- _Information provided_
####################
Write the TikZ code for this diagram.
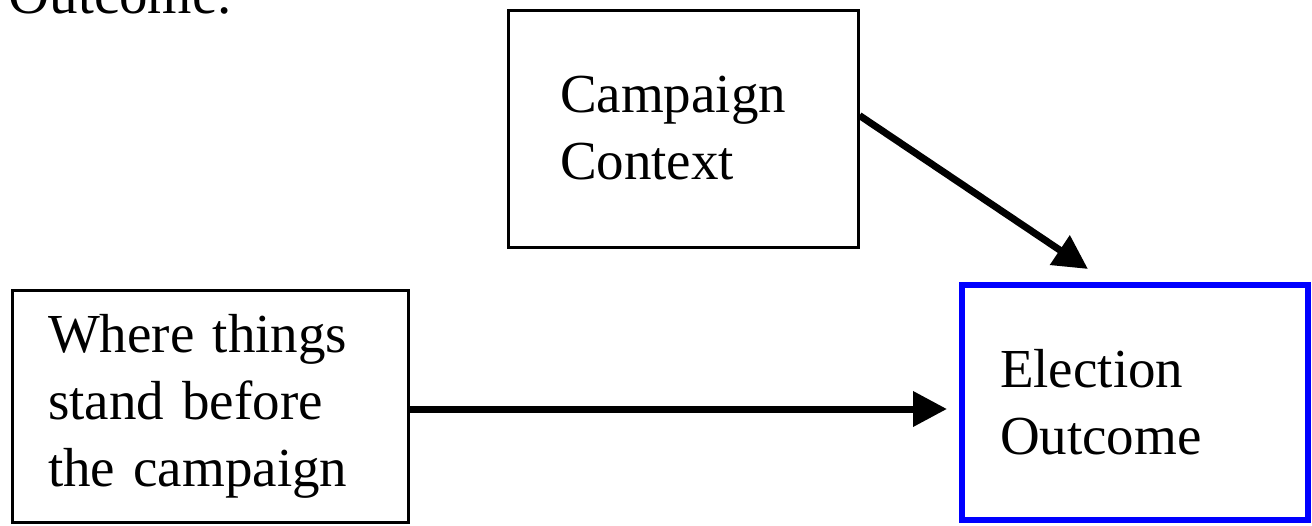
\documentclass[tikz,border=0pt]{standalone}
\usepackage{fontspec}
\setmainfont{Liberation Serif}
\usetikzlibrary{arrows.meta}

\begin{document}
\begin{tikzpicture}[x=1pt,y=-1pt,
    box/.style={draw, line width=3pt, align=left, inner ysep=0pt,
      font=\fontsize{55}{67}\selectfont},
    arr/.style={line width=7pt, -{Triangle[length=34pt,width=34pt]}}
  ]
    \useasboundingbox (0,0) rectangle (1312,525);
    \node[anchor=base west, font=\fontsize{57}{67}\selectfont] (caption) at (5,13) {Outcome.};
    \node[box, inner xsep=52pt, text width=246pt, minimum height=237pt]
      (context) at (683,128.5) {Campaign\\Context};
    \node[box, inner xsep=36pt, text width=324pt, minimum height=232pt]
      (before) at (210,406) {Where things\\stand before\\the campaign};
    \node[box, draw=blue, line width=6pt, inner xsep=38pt, text width=270pt,
      minimum height=235pt]
      (outcome) at (1135,402.5) {Election\\Outcome};
    \draw[arr] ([yshift=13pt]context.east) -- ([xshift=-47pt,yshift=13pt]outcome.north);
    \draw[arr, shorten >=12pt] (before.east |- 0,409) -- (outcome.west |- 0,409);
  \end{tikzpicture}
\end{document}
####################
- _Prompt_
Repeat the material exactly as it reads, without any of its pictures.

- _Complete answer_
Write the TikZ code for this diagram.
\documentclass[tikz,border=0pt]{standalone}
\usepackage{fontspec}
\setmainfont{Liberation Serif}
\usetikzlibrary{arrows.meta}

\begin{document}
\begin{tikzpicture}[x=1pt,y=-1pt,
    box/.style={draw, line width=3pt, align=left, inner ysep=0pt,
      font=\fontsize{55}{67}\selectfont},
    arr/.style={line width=7pt, -{Triangle[length=34pt,width=34pt]}}
  ]
    \useasboundingbox (0,0) rectangle (1312,525);
    \node[anchor=base west, font=\fontsize{57}{67}\selectfont] (caption) at (5,13) {Outcome.};
    \node[box, inner xsep=52pt, text width=246pt, minimum height=237pt]
      (context) at (683,128.5) {Campaign\\Context};
    \node[box, inner xsep=36pt, text width=324pt, minimum height=232pt]
      (before) at (210,406) {Where things\\stand before\\the campaign};
    \node[box, draw=blue, line width=6pt, inner xsep=38pt, text width=270pt,
      minimum height=235pt]
      (outcome) at (1135,402.5) {Election\\Outcome};
    \draw[arr] ([yshift=13pt]context.east) -- ([xshift=-47pt,yshift=13pt]outcome.north);
    \draw[arr, shorten >=12pt] (before.east |- 0,409) -- (outcome.west |- 0,409);
  \end{tikzpicture}
\end{document}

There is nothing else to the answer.